Rosélie, l’héroïne d’Histoire de la femme cannibale, a elle aussi du mal à s’affirmer au monde, à exister en dehors des clichés qui lui collent à la peau. Née en Guadeloupe – ce n’est pas là son seul trait commun avec l’auteure -, elle va voguer au gré des amours et des ruptures, depuis New York jusqu’en Afrique du Sud. Là, elle va prendre pays aux côtés de Stephen, un Anglais qui enseigne la littérature à l’université du Cap.
On peut voir dans ce cheminement un retour vers l’Afrique, terre des ancêtres pour ces Antillais déracinés il y a quatre siècles. Il y a de ça, mais la terre d’origine, Rosélie va plutôt l’inventer au jour le jour, à travers les coups du destin, pour peu que ses racines trouvent un sol où courir. "Le rapport à la terre d’origine n’est sans doute pas le même pour des gens de ma génération et pour ceux qui ont précédé. Pour mes parents, par exemple, il était naturel de grandir, de vivre, d’avoir des enfants et de mourir en Guadeloupe. Aujourd’hui, nous voyageons, le monde nous appartient. La quête identitaire, en ce qui me concerne, a mené parfois loin de la terre natale!"
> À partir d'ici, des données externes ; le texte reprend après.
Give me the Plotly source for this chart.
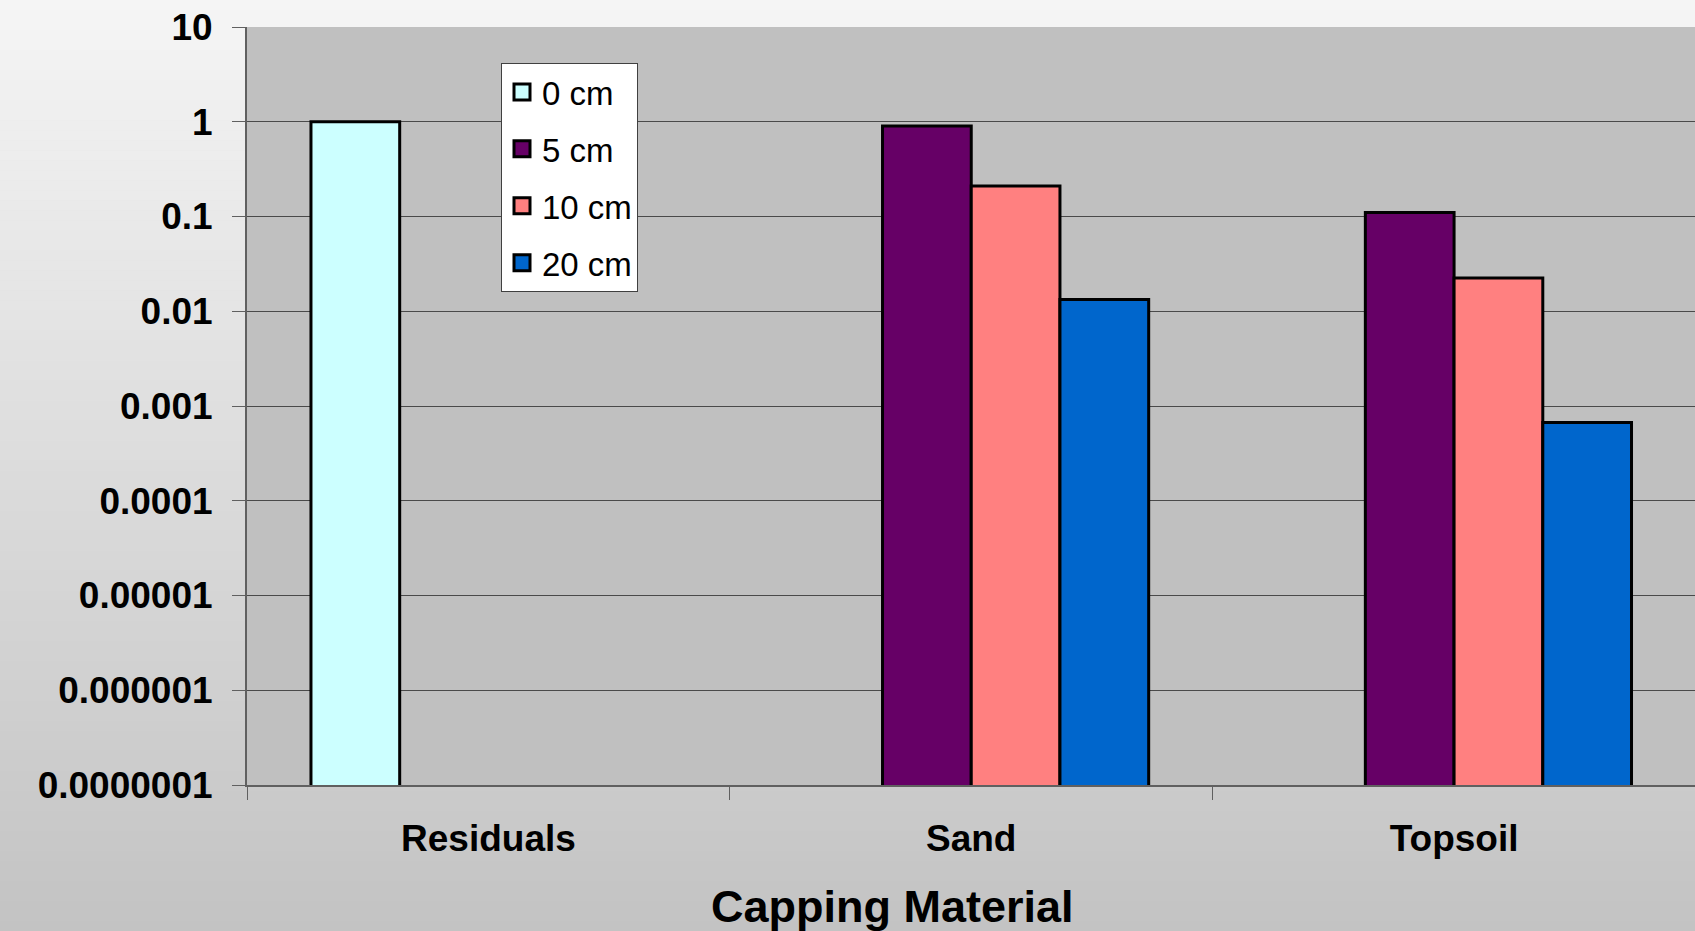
import plotly.graph_objects as go

# ---- data ----
categories = ["Residuals", "Sand", "Topsoil"]
series_names = ["0 cm", "5 cm", "10 cm", "20 cm"]
vals_0cm = [1.0, None, None]
vals_5cm = [None, 0.9, 0.11]
vals_10cm = [None, 0.21, 0.0224]
vals_20cm = [None, 0.0133, 0.00067]
series_values = [vals_0cm, vals_5cm, vals_10cm, vals_20cm]
series_colors = ["#CCFFFF", "#660066", "#FF8080", "#0066CC"]
ytick_vals = [1e-7, 1e-6, 1e-5, 1e-4, 1e-3, 1e-2, 1e-1, 1, 10]
ytick_text = ["0.0000001", "0.000001", "0.00001", "0.0001", "0.001", "0.01", "0.1", "1", "10"]
x_title = "Capping Material"

W, H = 1695, 931
L, R, T, B = 247, 0, 27, 146
PW, PH = W - L - R, H - T - B
FONT = "Liberation Sans, Arial, Helvetica, sans-serif"


def px_x(px):
    return (px - L) / PW


def px_y(py):
    return (H - B - py) / PH


fig = go.Figure()
for name, vals, col in zip(series_names, series_values, series_colors):
    fig.add_trace(go.Bar(
        x=categories, y=vals, name=name, showlegend=False, legendgroup=name,
        marker=dict(color=col, line=dict(color="black", width=3)),
    ))
for name, col in zip(series_names, series_colors):
    fig.add_trace(go.Scatter(
        x=[None], y=[None], mode="markers", name=name, legendgroup=name,
        marker=dict(symbol="square", size=16, color=col, line=dict(color="black", width=3)),
    ))

# background vertical gradient over the whole page
shapes = []
n = 93
step = H / n
for i in range(n):
    t = (i + 0.5) / n
    v = round(245 - (245 - 195) * t)
    shapes.append(dict(type="rect", xref="paper", yref="paper", layer="below",
                       x0=px_x(0), x1=px_x(W),
                       y0=px_y((i + 1) * step + 0.5), y1=px_y(i * step),
                       line=dict(width=0), fillcolor=f"rgb({v},{v},{v})"))
# plot area fill
shapes.append(dict(type="rect", xref="x domain", yref="y domain", layer="below",
                   x0=0, x1=1, y0=0, y1=1, line=dict(width=0), fillcolor="#C0C0C0"))

fig.update_layout(
    width=W, height=H,
    margin=dict(l=L, r=R, t=T, b=B, pad=0),
    paper_bgcolor="#dcdcdc",
    plot_bgcolor="#C0C0C0",
    barmode="group", bargap=0.265, bargroupgap=0,
    shapes=shapes,
    showlegend=True,
    legend=dict(
        x=px_x(501), y=px_y(63), xanchor="left", yanchor="top",
        bgcolor="white", bordercolor="#404040", borderwidth=1,
        font=dict(family=FONT, size=33, color="black"),
        tracegroupgap=11, itemsizing="trace",
    ),
    xaxis=dict(
        type="category", range=[-0.5, 2.499],
        showgrid=False, showline=True, linecolor="#606060", linewidth=2,
        ticks="outside", ticklen=13, tickcolor="#606060", tickwidth=1,
        tickson="boundaries", ticklabelstandoff=20,
        tickfont=dict(family=FONT, size=37, color="black", weight="bold"),
    ),
    yaxis=dict(
        type="log", range=[-7, 1],
        tickvals=ytick_vals, ticktext=ytick_text,
        showgrid=True, gridcolor="#4a4a4a", gridwidth=1,
        showline=True, linecolor="#606060", linewidth=2,
        ticks="outside", ticklen=13, tickcolor="#606060", tickwidth=1,
        ticklabelstandoff=12,
        tickfont=dict(family=FONT, size=37, color="black", weight="bold"),
        zeroline=False,
    ),
    annotations=[dict(
        text=x_title, xref="paper", yref="paper", x=px_x(892.5), y=px_y(906),
        xanchor="center", yanchor="middle", showarrow=False,
        font=dict(family=FONT, size=45, color="black", weight="bold"),
    )],
)

fig.write_html("out.html", config={"displayModeBar": False},
               post_script="document.body.style.margin='0';")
Rosélie, femme de son temps, n’en rencontre pas moins des obstacles qu’on associe à une époque révolue. Noire, peintre, vivant avec un Blanc, elle s’attire des regards chargés de suspicion et de mépris. Sa vie sera cousue de drames, petits comme démesurés: quand Stephen se fait assassiner, une nuit, dans une rue du Cap, tout bascule. La dérive sera longue pour celle qui, depuis toujours, "souffre du complexe des victimes et s’identifie à ceux qui sont poursuivis".
Aux frontières du réel
"L’Afrique du Sud, avec son racisme moins visible qu’avant mais bien présent, avec ses excès de violence, m’est apparue comme une métaphore du monde actuel, explique Maryse Condé. On a tendance à croire que ce pays, depuis la fin de l’apartheid, a beaucoup changé, mais certains préjugés sont tenaces. Je suis mariée avec un Blanc depuis plus de 30 ans, et encore aujourd’hui, quelqu’un comme moi s’y fait regarder de travers. Par les Noirs comme par les Blancs, d’ailleurs. Pour les Noirs, nous sommes facilement considérés comme des traîtres…"
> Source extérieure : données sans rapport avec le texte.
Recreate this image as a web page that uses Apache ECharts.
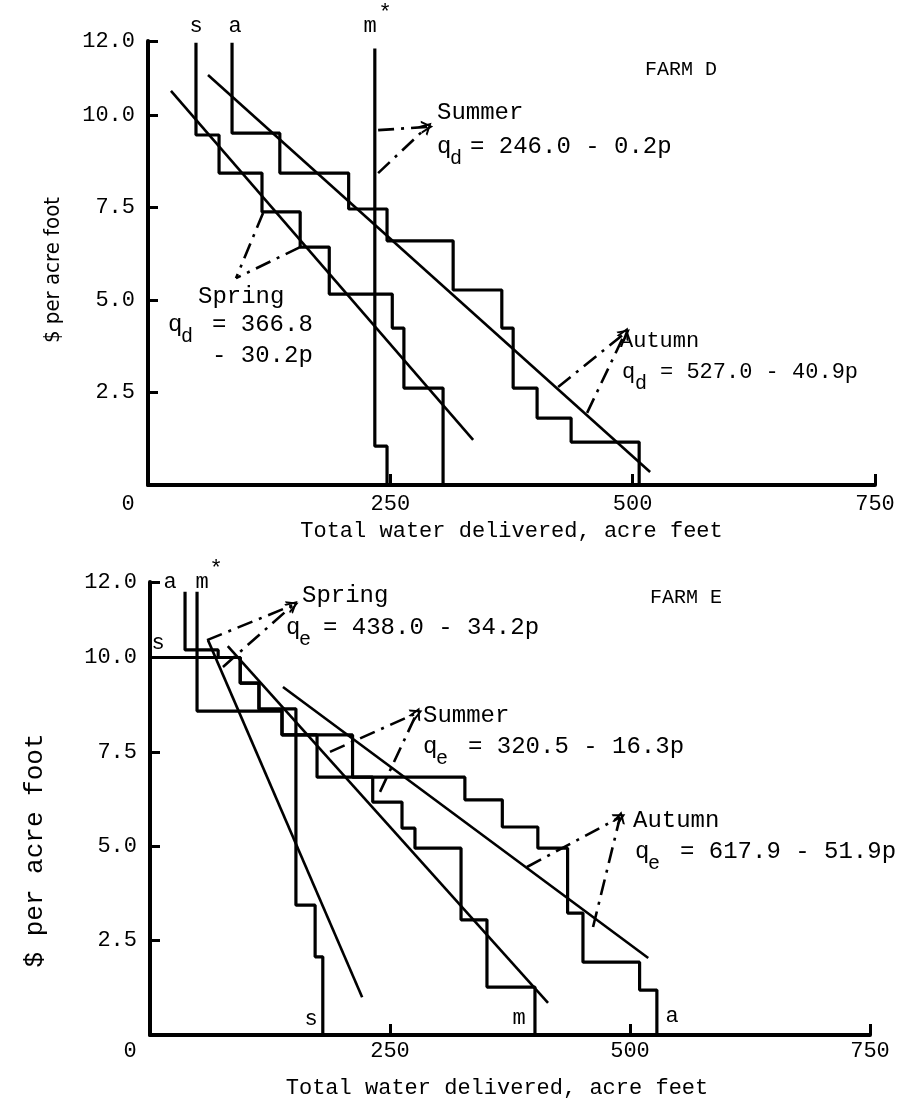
<!DOCTYPE html>
<html><head><meta charset="utf-8">
<script src="https://cdn.jsdelivr.net/npm/echarts@6/dist/echarts.min.js"></script>
<style>html,body{margin:0;padding:0;background:#fff}#c{width:908px;height:1110px}</style>
</head><body><div id="c"></div>
<script>
// ---------- data ----------
const xTickLabels = ['0', '250', '500', '750'];
const yTickLabels = ['2.5', '5.0', '7.5', '10.0', '12.0'];

// Farm D staircases: quantity breakpoints (acre feet) and price levels ($/acre foot)
const dSpringQ = [49.5, 73.3, 117.6, 157, 187, 252, 264, 304.4];
const dSpringP = [11.95, 9.46, 8.43, 7.38, 6.43, 5.16, 4.24, 2.62, 0];
const dAutumnQ = [86.7, 136, 207, 246.6, 314.8, 365, 376.7, 401.4, 436.5, 506.7];
const dAutumnP = [11.95, 9.51, 8.43, 7.46, 6.6, 5.27, 4.24, 2.62, 1.81, 1.16, 0];
const dSummerQ = [234, 246.6];
const dSummerP = [11.8, 1.05, 0];
// Farm D fitted demand lines (end points)
const dSpringFit = [[23.7, 10.65], [335.4, 1.22]];
const dAutumnFit = [[61.9, 11.08], [518, 0.35]];

// Farm E staircases
const eSpringQ = [0, 94, 113.5, 152, 172, 180];
const eSpringP = [10.0, 10.0, 9.32, 8.64, 3.44, 2.07, 0];
const eAutumnQ = [36.5, 71, 94, 113.5, 137.5, 174, 328, 367, 404, 435, 451, 510, 528];
const eAutumnP = [11.74, 10.2, 10.0, 9.32, 8.62, 7.95, 6.83, 6.23, 5.51, 4.95, 3.23, 1.93, 1.19, 0];
const eSummerQ = [49, 137.5, 211, 232, 262.5, 276, 324, 351, 401];
const eSummerP = [11.74, 8.58, 7.95, 6.83, 6.17, 5.48, 4.95, 3.05, 1.27, 0];
// Farm E fitted demand lines
const eSpringFit = [[60.4, 10.46], [221, 1.0]];
const eSummerFit = [[81, 10.3], [414.6, 0.85]];
const eAutumnFit = [[138.5, 9.22], [519, 2.04]];

// annotation pointers: [from, from, tip] in data units
const dSummerPtr = [[237.4, 9.59], [237.4, 8.43], [288, 9.68]];
const dSpringPtr = [[118.7, 7.35], [156.9, 6.43], [90.8, 5.59]];
const dAutumnPtr = [[423.1, 2.65], [453, 1.95], [492.3, 4.11]];
const eSpringPtr = [[59.4, 10.46], [76, 9.75], [149, 11.39]];
const eSummerPtr = [[187.5, 7.5], [239.6, 6.44], [278, 8.53]];
const eAutumnPtr = [[392.7, 4.45], [461.5, 2.86], [489.6, 5.77]];

// ---------- helpers ----------
function stairs(q, p) {
  const pts = [];
  for (let i = 0; i < q.length; i++) { pts.push([q[i], p[i]]); pts.push([q[i], p[i + 1]]); }
  return pts;
}
const MONO = '"Liberation Mono", "DejaVu Sans Mono", monospace';
const NARROW = '"Liberation Sans Narrow", "DejaVu Sans Condensed", "Liberation Serif", serif';
const stepStyle = { color: '#000', width: 3.2 };
const fitStyle = { color: '#000', width: 2.6 };
const CHEVRON = 'path://M0,12 L6,0 L12,12 L10,12 L6,4 L2,12 Z';
function lineSeries(data, gi, style) {
  return { type: 'line', xAxisIndex: gi, yAxisIndex: gi, data: data, showSymbol: false,
    symbol: 'none', lineStyle: style, silent: true, animation: false, z: 3 };
}
function ptrSeries(gi, ptrs) {
  const data = [];
  ptrs.forEach(([pt, arrow]) => {
    data.push([{ coord: pt[0], symbol: 'none' }, { coord: pt[2], symbol: arrow ? CHEVRON : 'none' }]);
    data.push([{ coord: pt[1], symbol: 'none' }, { coord: pt[2], symbol: arrow ? CHEVRON : 'none' }]);
  });
  return { type: 'line', xAxisIndex: gi, yAxisIndex: gi, data: [], silent: true, animation: false,
    markLine: { silent: true, animation: false, symbolSize: [13, 12],
      lineStyle: { color: '#000', width: 2.6, type: [16, 7, 3, 7] },
      label: { show: false }, emphasis: { disabled: true }, data: data } };
}
function txt(x, y, s, size, align) {
  return { type: 'text', x: x, y: y, silent: true,
    style: { text: s, font: (size || 24) + 'px ' + MONO, fill: '#000',
      align: align || 'left', textAlign: align || 'left', verticalAlign: 'middle', textVerticalAlign: 'middle' } };
}
function eq(x, y, sub, restDx, rest, size) {
  return [txt(x, y, 'q', size), txt(x + 13, y + 12, sub, 20), txt(x + restDx, y, rest, size)];
}

const gridsPx = [
  { left: 148, top: 41, width: 727, height: 444 },
  { left: 150, top: 582, width: 720, height: 453 }
];
function xAxisCfg(gi, gap, margin, shift) {
  return { type: 'value', gridIndex: gi, min: 0, max: 750, interval: 250,
    name: 'Total water delivered, acre feet', nameLocation: 'middle', nameGap: gap,
    nameTextStyle: { fontFamily: MONO, fontSize: 22, color: '#000', padding: [0, shift, 0, 0] },
    axisLine: { show: true, lineStyle: { color: '#000', width: 4 } },
    axisTick: { show: true, inside: true, length: 11, lineStyle: { color: '#000', width: 3 } },
    splitLine: { show: false },
    axisLabel: { color: '#000', fontFamily: MONO, fontSize: 22, margin: margin,
      formatter: v => v === 0 ? '{z|' + xTickLabels[0] + '}' : xTickLabels[Math.round(v / 250)],
      rich: { z: { fontFamily: MONO, fontSize: 22, color: '#000', padding: [0, 40, 0, 0] } } } };
}
function yAxisCfg(gi, gap, font, size, shift) {
  return { type: 'value', gridIndex: gi, min: 0, max: 12, interval: 2.5,
    name: '$ per acre foot', nameLocation: 'middle', nameGap: gap, nameRotate: 90,
    nameTextStyle: { fontFamily: font, fontSize: size, color: '#000', padding: [0, shift, 0, 0] },
    axisLine: { show: true, lineStyle: { color: '#000', width: 4 } },
    axisTick: { show: true, inside: true, length: 10, lineStyle: { color: '#000', width: 3 } },
    splitLine: { show: false },
    axisLabel: { color: '#000', fontFamily: MONO, fontSize: 22, margin: 13,
      formatter: v => { if (v === 0) return ''; const i = [2.5, 5, 7.5, 10, 12].indexOf(v); return i >= 0 ? yTickLabels[i] : ''; } } };
}

const graphics = [].concat(
  // Farm D
  [txt(645, 70, 'FARM D', 20)],
  [txt(196, 26, 's', 22, 'center'), txt(235, 26, 'a', 22, 'center'), txt(370, 26, 'm', 22, 'center'), txt(385, 13, '*', 22, 'center')],
  [txt(437, 113, 'Summer')], eq(437, 147, 'd', 33, '= 246.0 - 0.2p'),
  [txt(198, 297, 'Spring')], eq(168, 325, 'd', 44, '= 366.8'), [txt(212, 356, '- 30.2p')],
  [txt(620, 341, 'Autumn', 22)], eq(622, 372, 'd', 38, '= 527.0 - 40.9p', 22),
  // Farm E
  [txt(650, 598, 'FARM E', 20)],
  [txt(170, 582, 'a', 22, 'center'), txt(202, 582, 'm', 22, 'center'), txt(216, 569, '*', 22, 'center'), txt(158, 643, 's', 22, 'center')],
  [txt(311, 1019, 's', 22, 'center'), txt(519, 1018, 'm', 22, 'center'), txt(672, 1016, 'a', 22, 'center')],
  [txt(302, 596, 'Spring')], eq(286, 628, 'e', 37, '= 438.0 - 34.2p'),
  [txt(423, 716, 'Summer')], eq(423, 747, 'e', 45, '= 320.5 - 16.3p'),
  [txt(633, 821, 'Autumn')], eq(635, 852, 'e', 45, '= 617.9 - 51.9p')
);

const option = {
  backgroundColor: '#fff',
  animation: false,
  grid: gridsPx,
  xAxis: [xAxisCfg(0, 35, 8, 0), xAxisCfg(1, 42, 5, 26)],
  yAxis: [yAxisCfg(0, 84, NARROW, 22, 14), yAxisCfg(1, 102, MONO, 26, 84)],
  series: [
    lineSeries(stairs(dSpringQ, dSpringP), 0, stepStyle),
    lineSeries(stairs(dAutumnQ, dAutumnP), 0, stepStyle),
    lineSeries(stairs(dSummerQ, dSummerP), 0, stepStyle),
    lineSeries(dSpringFit, 0, fitStyle),
    lineSeries(dAutumnFit, 0, fitStyle),
    ptrSeries(0, [[dSummerPtr, true], [dSpringPtr, false], [dAutumnPtr, true]]),
    lineSeries(stairs(eSpringQ, eSpringP), 1, stepStyle),
    lineSeries(stairs(eAutumnQ, eAutumnP), 1, stepStyle),
    lineSeries(stairs(eSummerQ, eSummerP), 1, stepStyle),
    lineSeries(eSpringFit, 1, fitStyle),
    lineSeries(eSummerFit, 1, fitStyle),
    lineSeries(eAutumnFit, 1, fitStyle),
    ptrSeries(1, [[eSpringPtr, true], [eSummerPtr, true], [eAutumnPtr, true]])
  ],
  graphic: { elements: graphics }
};
echarts.init(document.getElementById('c'), null, { renderer: 'canvas' }).setOption(option);
</script></body></html>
Dans Histoire de la femme cannibale, la ligne est mince entre fiction et réalité, le "je" autobiographique intervenant continuellement, sans transition, prenant le relais du "elle" narratif. Si le procédé fait sursauter de prime abord, il n’empêche en rien la fluidité du texte et donne un caractère très personnel au roman. "J’ai voulu mêler directement mes souvenirs et mes expériences au cheminement de cette héroïne qui est un peu moi, mais n’est pas moi."
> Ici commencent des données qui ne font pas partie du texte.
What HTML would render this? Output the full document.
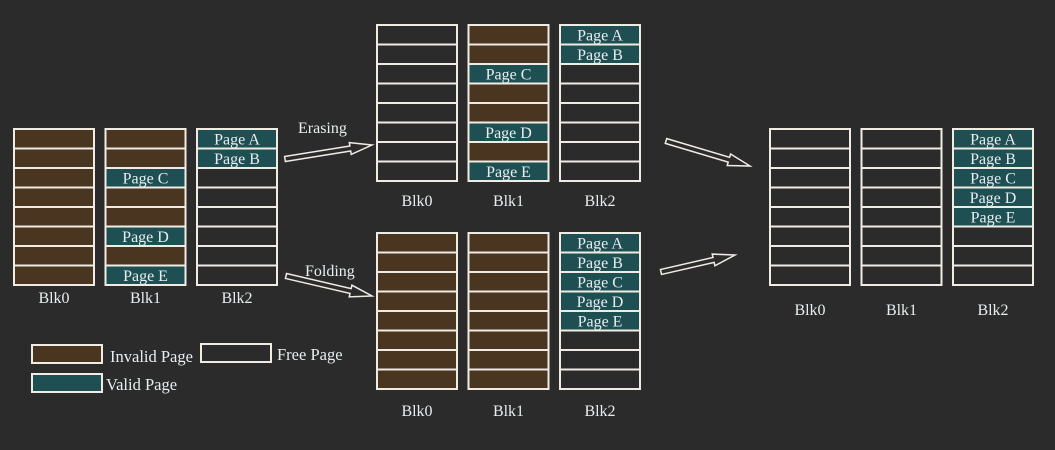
<!DOCTYPE html>
<html><head><meta charset="utf-8"><style>
html,body{margin:0;padding:0;background:#2b2b2b;}
svg{display:block;}
text{font-family:"Liberation Serif",serif;fill:#e8eef0;}
</style></head><body>
<svg id="s" width="1055" height="450" viewBox="0 0 1055 450" xmlns="http://www.w3.org/2000/svg">
<rect width="1055" height="450" fill="#2b2b2b"/>
<text x="298" y="133" font-size="16">Erasing</text>
<text x="305" y="276" font-size="16">Folding</text>
<rect x="32" y="345" width="70" height="18" fill="#4a3520" stroke="#f0ece4" stroke-width="2"/>
<text x="110" y="362" font-size="16.5">Invalid Page</text>
<rect x="201" y="344" width="70" height="18" fill="#2b2b2b" stroke="#f0ece4" stroke-width="2"/>
<text x="277" y="360" font-size="16.5">Free Page</text>
<rect x="32" y="374" width="70" height="18" fill="#1e4f52" stroke="#f0ece4" stroke-width="2"/>
<text x="106" y="390" font-size="16.5">Valid Page</text>
</svg>
<script>
// page states: I=invalid, F=free, or a valid page name
const groupBefore = [
  ['I','I','I','I','I','I','I','I'],
  ['I','I','Page C','I','I','Page D','I','Page E'],
  ['Page A','Page B','F','F','F','F','F','F']
];
const groupErase = [
  ['F','F','F','F','F','F','F','F'],
  ['I','I','Page C','I','I','Page D','I','Page E'],
  ['Page A','Page B','F','F','F','F','F','F']
];
const groupFold = [
  ['I','I','I','I','I','I','I','I'],
  ['I','I','I','I','I','I','I','I'],
  ['Page A','Page B','Page C','Page D','Page E','F','F','F']
];
const groupAfter = [
  ['F','F','F','F','F','F','F','F'],
  ['F','F','F','F','F','F','F','F'],
  ['Page A','Page B','Page C','Page D','Page E','F','F','F']
];
const blockNames = ['Blk0','Blk1','Blk2'];

const svg = document.getElementById('s');
const NS = 'http://www.w3.org/2000/svg';
function el(tag, attrs){const e=document.createElementNS(NS,tag);for(const k in attrs)e.setAttribute(k,attrs[k]);svg.appendChild(e);return e;}

function drawGroup(data, gx, gy, labelY, gname){
  const bw=80, gap=91.5, rh=19.5;
  data.forEach((pages,b)=>{
    const x=gx+b*gap;
    pages.forEach((p,r)=>{
      const y=gy+r*rh;
      const fill = p==='I' ? '#4a3520' : (p==='F' ? '#2b2b2b' : '#1e4f52');
      const rc=el('rect',{x:x,y:y,width:bw,height:rh,fill:fill,stroke:'#f0ece4','stroke-width':2});
      
      
      if(p!=='I'&&p!=='F'){
        const t=el('text',{x:x+bw/2,y:y+rh-4,'font-size':16,'text-anchor':'middle'});
        t.textContent=p;
        
        
      }
    });
    const l=el('text',{x:x+bw/2,y:labelY,'font-size':16,'text-anchor':'middle'});
    l.textContent=blockNames[b];
    
    
  });
}
drawGroup(groupBefore,14,129,303,'before');
drawGroup(groupErase,377,25,206,'erased');
drawGroup(groupFold,377,233,416,'folded');
drawGroup(groupAfter,770,129,315,'result');

function arrow(x1,y1,x2,y2,name){
  const dx=x2-x1, dy=y2-y1, L=Math.hypot(dx,dy), ux=dx/L, uy=dy/L, nx=-uy, ny=ux;
  const sw=2.5, hw=6, hl=22;
  const bx=x2-ux*hl, by=y2-uy*hl;
  const pts=[[x1+nx*sw,y1+ny*sw],[bx+nx*sw,by+ny*sw],[bx+nx*hw,by+ny*hw],[x2,y2],[bx-nx*hw,by-ny*hw],[bx-nx*sw,by-ny*sw],[x1-nx*sw,y1-ny*sw]];
  const p=el('polygon',{points:pts.map(q=>q.join(',')).join(' '),fill:'#2b2b2b',stroke:'#f0ece4','stroke-width':1.5});
  
  
}
arrow(285,159,372,145,'erasing-arrow');
arrow(286,276,372,296,'folding-arrow');
arrow(666,141,750,166,'erase-to-result-arrow');
arrow(661,272,735,255,'fold-to-result-arrow');
</script>
</body></html>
On peut d’ailleurs s’étonner de cette Rosélie proche de l’alter ego, une peintre à laquelle on prête peu de talent, Maryse Condé faisant partie des auteures célébrées partout dans la francophonie. "Elle me ressemble, là aussi, affirme-t-elle. J’écris depuis très longtemps, mais ce n’est que depuis récemment, quelques années en fait, qu’on m’accorde une réelle crédibilité. Mes débuts littéraires ont été lents, et je n’ai pris confiance que peu à peu."
On a peine à y croire, tant la langue de Maryse Condé, faite d’audaces autant que d’effets maîtrisés, envoûte dès les premiers paragraphes. Une grande impression de facilité s’en dégage, comme si tout coulait de source. "Mais qu’est-ce que j’ai bossé pour en arriver là!" admet-elle en riant, avec des yeux qui laissent supposer le temps passé à gommer les ficelles.
De ficelles, plus la moindre trace. Reste une histoire triste et belle, savoureuse à souhait. De ces histoires qui, visitant des thèmes éternels à travers l’expérience personnelle et le style, ont un pied dans la Vie avec un grand V, et l’autre décidément dans la Littérature avec un grand L.
Histoire de la femme cannibale
de Maryse Condé
Éditions Mercure de France, 2003, 317 p.